We can guess who yuccies are not: the people being pushed out of those now-hip (sorry, “yuccie”) neighborhoods by higher prices.

No, the yuccie doesn’t do damage control as his ability to pay higher rents pushes out existing communities in longstanding, often majority minority neighborhoods like San Francisco’s Mission District and Brooklyn’s Bedford-Stuyvesant. Their influx causes rents to rise and inspires the creation of artisanal wine and doughnut shops serving a market willing to pay high prices for nonessential items.

Infante cops to that privilege. “Being a yuccie is synonymous with the sort of self-centered cynicism that can only exist in the absence of hardship. It’s the convenience of being unburdened by conviction; it’s the luxury of getting to pick your battles.”

It remains to be seen whether the yuccies are anything more than this generation’s “creative class,” academic Richard Florida’s term for the people who help fuel any big city’s economy in modern times.

As industrialization was key to human development in the 19th and 20th centuries, so is creative capital in the 20th and 21st centuries, Florida argues. Cities interested in growing will want to attract the creatives who innovate, launch businesses and eventually move their cities forward.

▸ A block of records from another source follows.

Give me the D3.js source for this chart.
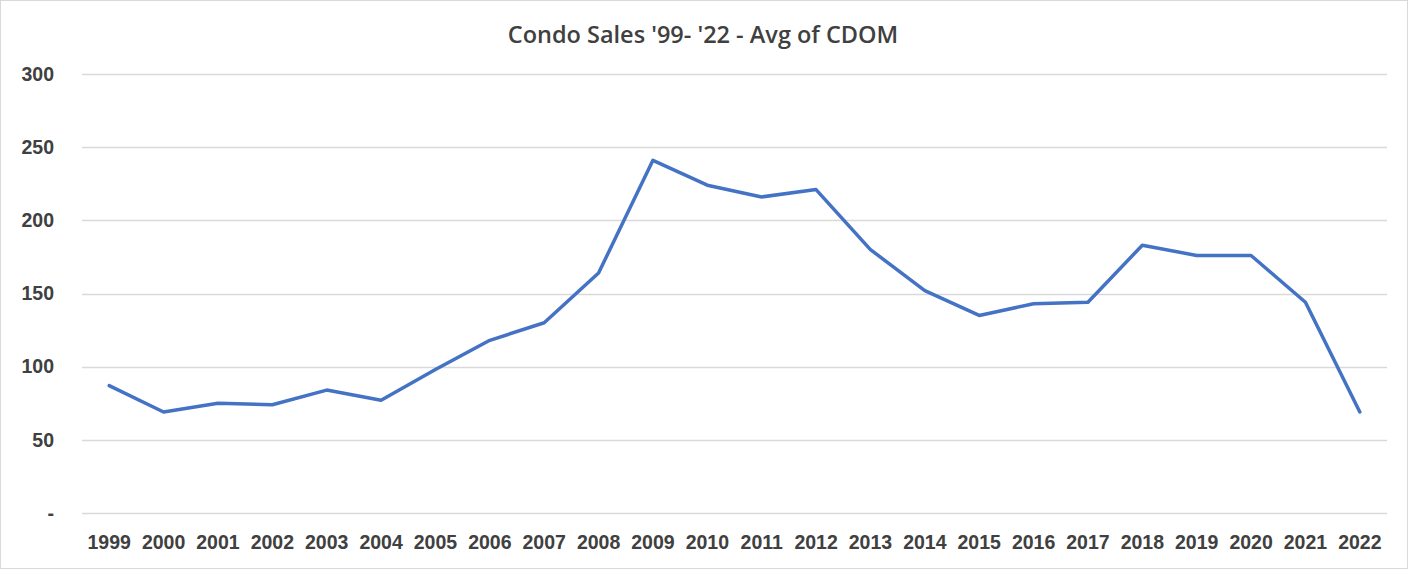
<!DOCTYPE html>
<html>
<head>
<meta charset="utf-8">
<script src="https://cdn.jsdelivr.net/npm/d3@7"></script>
<style>
  html, body { margin: 0; padding: 0; background: #fff; }
  svg { display: block; }
</style>
</head>
<body>
<div id="chart"></div>
<script>
// Chart data
const years = ["1999", "2000", "2001", "2002", "2003", "2004", "2005", "2006",
    "2007", "2008", "2009", "2010", "2011", "2012", "2013", "2014", "2015",
    "2016", "2017", "2018", "2019", "2020", "2021", "2022"];
const avgCdom = [87, 69, 75, 74, 84, 77, 98, 118, 130, 164, 241, 224, 216, 221,
    180, 152, 135, 143, 144, 183, 176, 176, 144, 69];
const yTicks = [0, 50, 100, 150, 200, 250, 300];
const title = "Condo Sales '99- '22 - Avg of CDOM";

const width = 1408;
const height = 571;
const margin = { top: 74, right: 21, bottom: 58, left: 82 };

const svg = d3.select("#chart")
    .append("svg")
    .attr("width", width)
    .attr("height", height);

// Outer chart border
svg.append("rect")
    .attr("x", 0.5)
    .attr("y", 0.5)
    .attr("width", width - 1)
    .attr("height", height - 3)
    .attr("fill", "#fff")
    .attr("stroke", "#d9d9d9");

const x = d3.scaleBand()
    .domain(years)
    .range([margin.left, width - margin.right]);

const y = d3.scaleLinear()
    .domain([0, 300])
    .range([height - margin.bottom, margin.top]);

// Horizontal gridlines
svg.append("g")
    .attr("class", "grid")
    .selectAll("line")
    .data(yTicks)
    .enter()
    .append("line")
    .attr("x1", margin.left)
    .attr("x2", width - margin.right)
    .attr("y1", d => Math.round(y(d)) + 0.5)
    .attr("y2", d => Math.round(y(d)) + 0.5)
    .attr("stroke", "#d9d9d9")
    .attr("stroke-width", 1.3);

const labelStyle = g => g.selectAll("text")
    .attr("font-family", "Liberation Sans, Arial, sans-serif")
    .attr("font-weight", "bold")
    .attr("font-size", 19.5)
    .attr("fill", "#404040");

// Y axis labels (zero shown as a dash)
const yAxis = d3.axisLeft(y)
    .tickValues(yTicks)
    .tickSize(0)
    .tickPadding(28)
    .tickFormat(d => d === 0 ? "-" : d);

svg.append("g")
    .attr("transform", `translate(${margin.left},0)`)
    .call(yAxis)
    .call(g => g.select(".domain").remove())
    .call(labelStyle);

// X axis labels
const xAxis = d3.axisBottom(x)
    .tickSize(0)
    .tickPadding(22);

svg.append("g")
    .attr("transform", `translate(0,${height - margin.bottom})`)
    .call(xAxis)
    .call(g => g.select(".domain").remove())
    .call(labelStyle);

// The data line
const line = d3.line()
    .x((d, i) => x(years[i]) + x.bandwidth() / 2)
    .y(d => y(d));

svg.append("path")
    .datum(avgCdom)
    .attr("fill", "none")
    .attr("stroke", "#4472c4")
    .attr("stroke-width", 3.5)
    .attr("stroke-linejoin", "round")
    .attr("stroke-linecap", "round")
    .attr("d", line);

// Title
svg.append("text")
    .attr("x", 703)
    .attr("y", 43)
    .attr("text-anchor", "middle")
    .attr("font-family", "Open Sans, Liberation Sans, sans-serif")
    .attr("font-weight", 600)
    .attr("font-size", 23.5)
    .attr("fill", "#404040")
    .text(title);
</script>
</body>
</html>
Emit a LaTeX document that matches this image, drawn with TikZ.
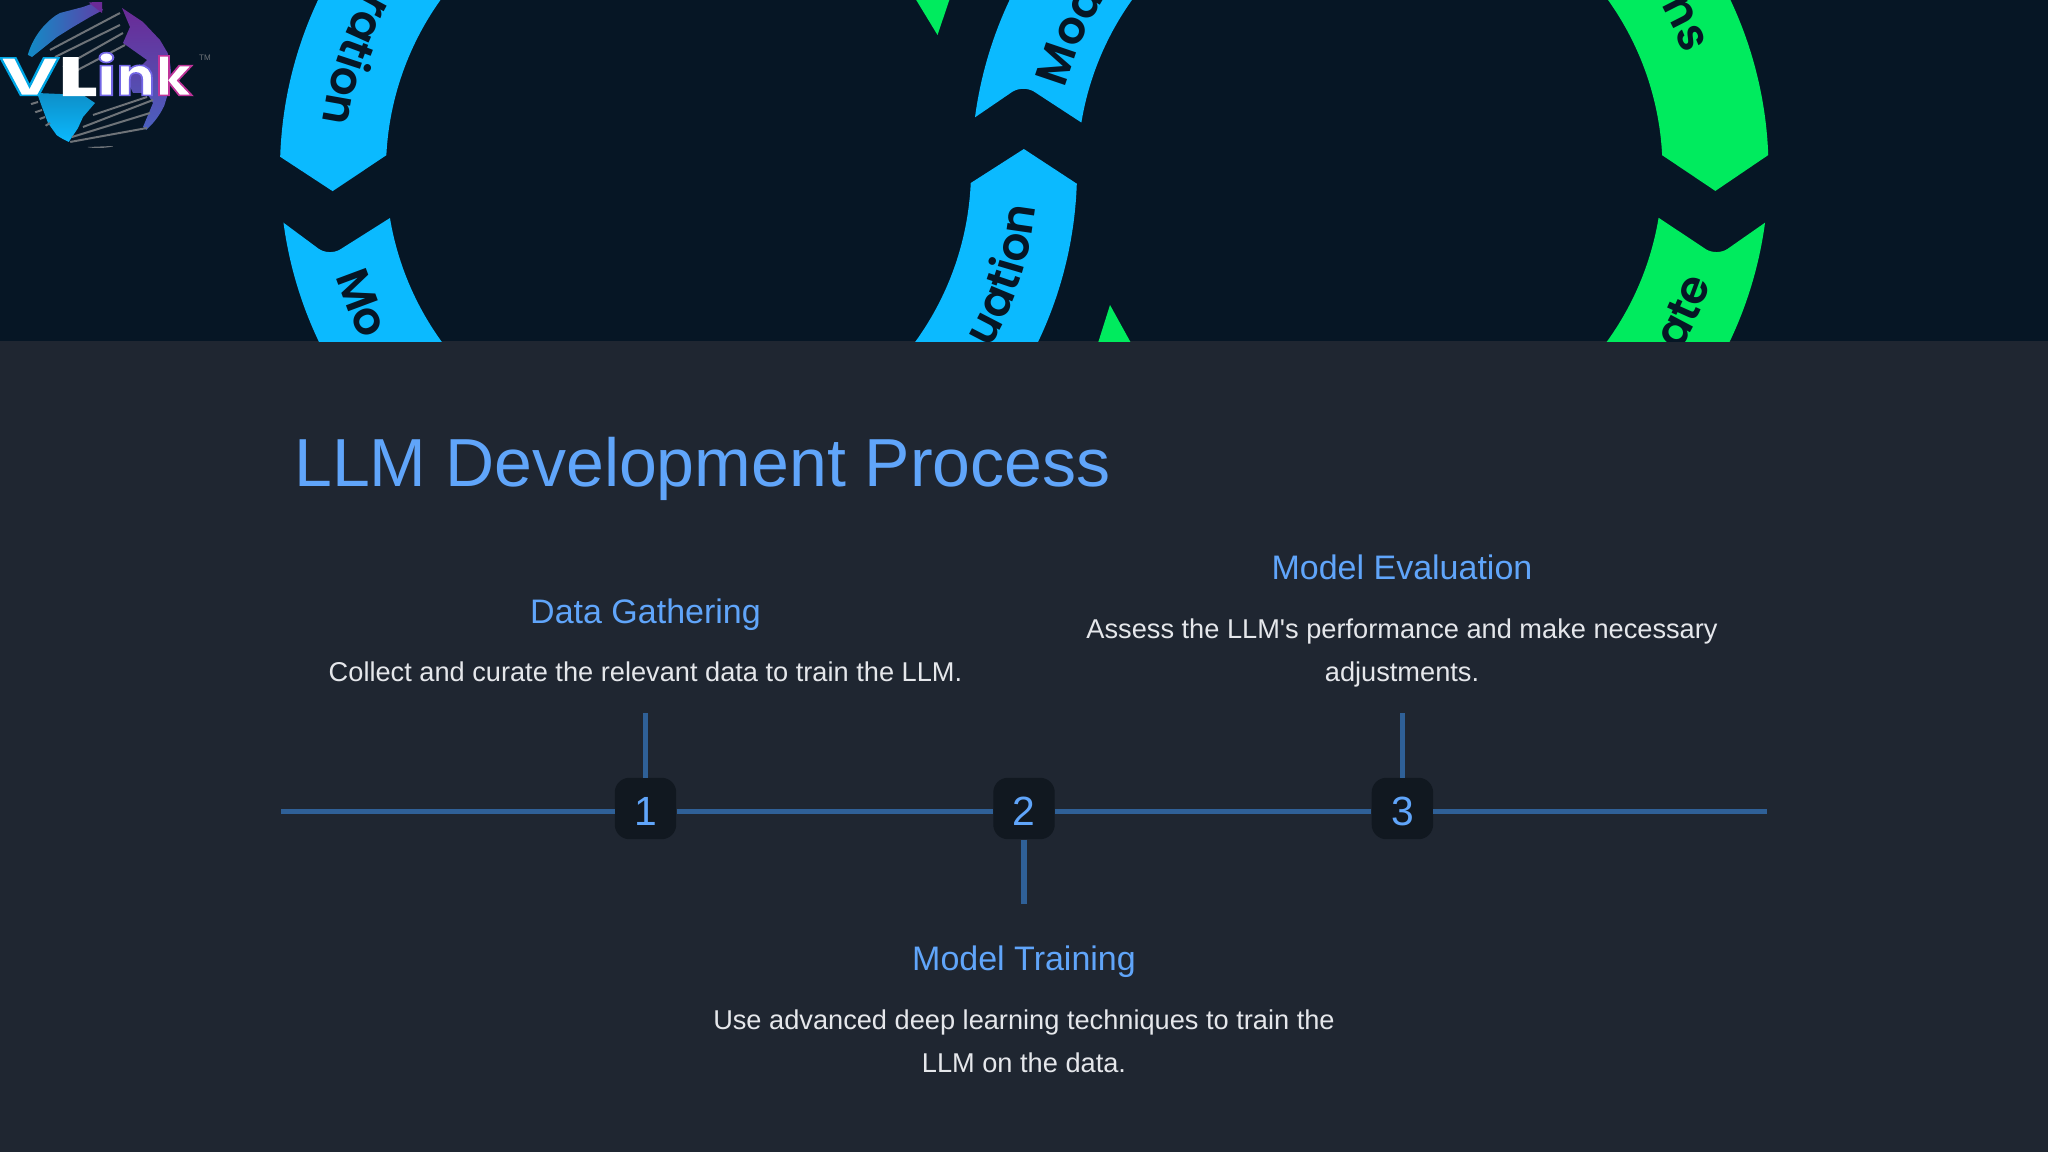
\documentclass[tikz,border=0pt]{standalone}
\usepackage{graphicx}
\usepackage{fontspec}
\usetikzlibrary{decorations.text}
\setmainfont{Liberation Sans}
\newfontfamily\arcfamily{Poppins SemiBold}
\newfontfamily\logofamily{Poppins}
\definecolor{pagebg}{HTML}{1F2631}
\definecolor{bandbg}{HTML}{061625}
\definecolor{arcblue}{HTML}{0BBAFF}
\definecolor{arcgreen}{HTML}{00EB5E}
\definecolor{headblue}{HTML}{60A5FA}
\definecolor{bodygrey}{HTML}{E5E7EB}
\definecolor{linkblue}{HTML}{2F6097}
\definecolor{badgebg}{HTML}{111820}
\definecolor{hatchgrey}{HTML}{6E7378}
\definecolor{globeteal}{HTML}{0D8FC8}
\definecolor{globeviolet}{HTML}{5F3FA8}
\definecolor{globepurple}{HTML}{6A2A96}
\definecolor{globeblue}{HTML}{4A62C0}
\newcommand{\arcfont}{\arcfamily\fontsize{34}{34}\selectfont\color{bandbg}}
\newcommand{\Ro}{298.9pt}
\newcommand{\Ri}{219.4pt}
\tikzset{
  title/.style={anchor=base west,text=headblue,inner sep=0pt,font=\fontsize{51}{60}\selectfont},
  head/.style={anchor=base,text=headblue,inner sep=0pt,font=\fontsize{25.5}{30}\selectfont},
  body/.style={align=center,text=bodygrey,inner sep=0pt,font=\fontsize{20.4}{32.6}\selectfont},
  stepbadge/.style={fill=badgebg,rounded corners=11pt,minimum size=46.1pt,inner sep=0pt,
    text=headblue,text height=26pt,text depth=0pt,font=\fontsize{30.6}{36}\selectfont},
  mainline/.style={draw=linkblue,line width=4.2pt},
  stemline/.style={draw=linkblue,line width=4pt},
  hatch/.style={draw=hatchgrey,line width=1.5pt}
}
\begin{document}
\begin{tikzpicture}[x=0.75pt,y=-0.75pt]
  \useasboundingbox (0,0) rectangle (2048,1152);
  \fill[pagebg] (0,0) rectangle (2048,1152);
  \fill[bandbg] (0,0) rectangle (2048,341);
  \begin{scope}
    \clip (0,0) rectangle (2048,341);
    % left ring
    \begin{scope}[shift={(678.5,170)}]
      \fill[arcblue] (120:\Ro) arc[start angle=120,end angle=178.1,radius=\Ro]
        -- (183.5:259.9pt) -- (177.1:\Ri) arc[start angle=177.1,end angle=120,radius=\Ri] -- cycle;
      \fill[arcblue] (240:\Ro) arc[start angle=240,end angle=187.6,radius=\Ro]
        [rounded corners=10pt] -- (193.9:270pt) [sharp corners] -- (189.45:\Ri)
        arc[start angle=189.45,end angle=240,radius=\Ri] -- cycle;
      \fill[arcblue] (-60:\Ro) arc[start angle=-60,end angle=-1.97,radius=\Ro]
        -- (3.48:259.5pt) -- (-2.55:\Ri) arc[start angle=-2.55,end angle=-60,radius=\Ri] -- cycle;
      \path[decorate,decoration={text along path,text={|\arcfont|ration},text align=right}]
        (120:269.25pt) arc[start angle=120,end angle=172.3,radius=269.25pt];
      \path[decorate,decoration={text along path,text={|\arcfont|Mo},text align=left}]
        (197.2:269.25pt) arc[start angle=197.2,end angle=240,radius=269.25pt];
      \path[decorate,decoration={text along path,text={|\arcfont|uation},text align=right}]
        (-60:269.25pt) arc[start angle=-60,end angle=-5.9,radius=269.25pt];
    \end{scope}
    % right ring
    \begin{scope}[shift={(1370,170)}]
      \fill[arcblue] (120:\Ro) arc[start angle=120,end angle=172.4,radius=\Ro]
        [rounded corners=10pt] -- (166.15:268pt) [sharp corners] -- (170.66:\Ri)
        arc[start angle=170.66,end angle=120,radius=\Ri] -- cycle;
      \fill[arcgreen] (60:\Ro) arc[start angle=60,end angle=2.15,radius=\Ro]
        -- (-3.47:259.5pt) -- (2.9:\Ri) arc[start angle=2.9,end angle=60,radius=\Ri] -- cycle;
      \fill[arcgreen] (-60:\Ro) arc[start angle=-60,end angle=-7.6,radius=\Ro]
        [rounded corners=10pt] -- (-14:268pt) [sharp corners] -- (-9.4:\Ri)
        arc[start angle=-9.4,end angle=-60,radius=\Ri] -- cycle;
      \path[decorate,decoration={text along path,text={|\arcfont|Mod},text align=left}]
        (165:237pt) arc[start angle=165,end angle=120,radius=237pt];
      \path[decorate,decoration={text along path,text={|\arcfont|ns},text align=right}]
        (60:251pt) arc[start angle=60,end angle=20.2,radius=251pt];
      \path[decorate,decoration={text along path,text={|\arcfont|ate},text align=right}]
        (-60:269.25pt) arc[start angle=-60,end angle=-18.2,radius=269.25pt];
    \end{scope}
    \fill[arcgreen] (915,-2) -- (950,-2) -- (937.5,35) -- cycle;
    \fill[arcgreen] (1098,343) -- (1131,343) -- (1110,305) -- cycle;
  \end{scope}
  % logo
  \begin{scope}
    \clip (98,75) circle[radius=54.75pt];
    \shade[left color=globeteal,right color=globeviolet]
      (24,53) -- (30,38) -- (43,23) -- (60,13) -- (83,7) -- (97,2) -- (103,10) -- (90,17)
      -- (73,27) -- (57,37) -- (47,45) -- (32,57) -- cycle;
    \fill[globepurple] (88,2) -- (102,0) -- (102,13) -- cycle;
    \shade[top color=globepurple,bottom color=globeblue]
      (122,8) -- (143,22) -- (160,40) -- (170,57) -- (172,80) -- (163,110) -- (150,133)
      -- (143,127) -- (153,103) -- (147,93) -- (133,93) -- (127,80) -- (147,60) -- (123,43)
      -- (130,27) -- cycle;
    \shade[top color=globeteal,bottom color=arcblue]
      (37,93) -- (83,95) -- (95,103) -- (83,117) -- (78,128) -- (68,143) -- (58,137)
      -- (48,123) -- (42,107) -- cycle;
    \foreach \xa/\ya/\xb/\yb in {50/50/120/13,55/57/120/25,63/67/123/33,72/73/125/45,
      70/142/147/128,72/137/150/113,83/127/153/100,93/115/147/97,
      28/105/38/102,33/113/42/110,37/120/45/117,42/128/50/123,88/148/113/147}
      \draw[hatch] (\xa,\ya) -- (\xb,\yb);
  \end{scope}
  \node[text=white,inner sep=0pt,xscale=1.27,font=\logofamily\bfseries\fontsize{40}{40}\selectfont] (logotext) at (96,74)
    {\special{pdf:code 2 Tr 1.2 w 0 .65 .9 RG}\scalebox{1.2}[1]{V}\scalebox{1.15}[1]{L}\special{pdf:code .45 .4 .9 RG}i\scalebox{.85}[1]{n}\special{pdf:code .75 .2 .6 RG}\scalebox{.88}[1]{k}\special{pdf:code 0 Tr}};
  \node[text=hatchgrey,inner sep=0pt,font=\fontsize{6}{6}\selectfont] (logomark) at (205,58) {TM};
  % text
  \node[title] (maintitle) at (294,486) {LLM Development Process};
  \node[head] (head1) at (645.5,623) {Data Gathering};
  \node[body] (body1) at (645.5,672) {Collect and curate the relevant data to train the LLM.};
  \node[head] (head2) at (1024,970) {Model Training};
  \node[body] (body2) at (1024,1041) {Use advanced deep learning techniques to train the\\LLM on the data.};
  \node[head] (head3) at (1402,579) {Model Evaluation};
  \node[body] (body3) at (1402,653) {Assess the LLM\textquotesingle s performance and make necessary\\adjustments.};
  % timeline
  \node[stepbadge] (step1) at (645.5,808.5) {1};
  \node[stepbadge] (step2) at (1024,808.5) {2};
  \node[stepbadge] (step3) at (1402.4,808.5) {3};
  \coordinate (lineL) at (281,811.5);
  \coordinate (lineR) at (1767,811.5);
  \coordinate (stub1) at (645.5,713);
  \coordinate (stub2) at (1024,904);
  \coordinate (stub3) at (1402.4,713);
  \draw[mainline] (lineL) -- (lineL -| step1.west);
  \draw[mainline] (lineL -| step1.east) -- (lineL -| step2.west);
  \draw[mainline] (lineL -| step2.east) -- (lineL -| step3.west);
  \draw[mainline] (lineL -| step3.east) -- (lineR);
  \draw[stemline] (step1) -- (stub1);
  \draw[stemline] (step2) -- (stub2);
  \draw[stemline] (step3) -- (stub3);
\end{tikzpicture}
\end{document}
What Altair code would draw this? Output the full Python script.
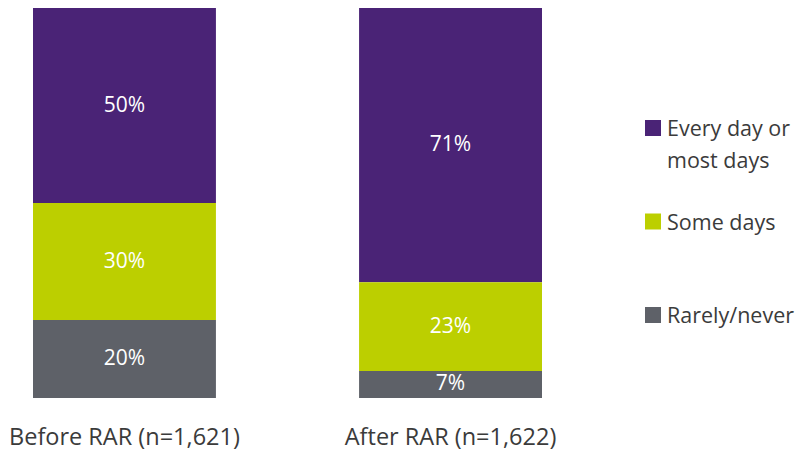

And what about the roles played by race and inequality in gentrification? “The key is not to limit or reverse the gains that the creative class has made,” Florida argues in the 2012 edition of “The Rise of the Creative Class,” “but to extend them across the board, to build a more open, more diverse, more inclusive Creative Society that can more fully harness its members’ — all of its members’ — capacities.”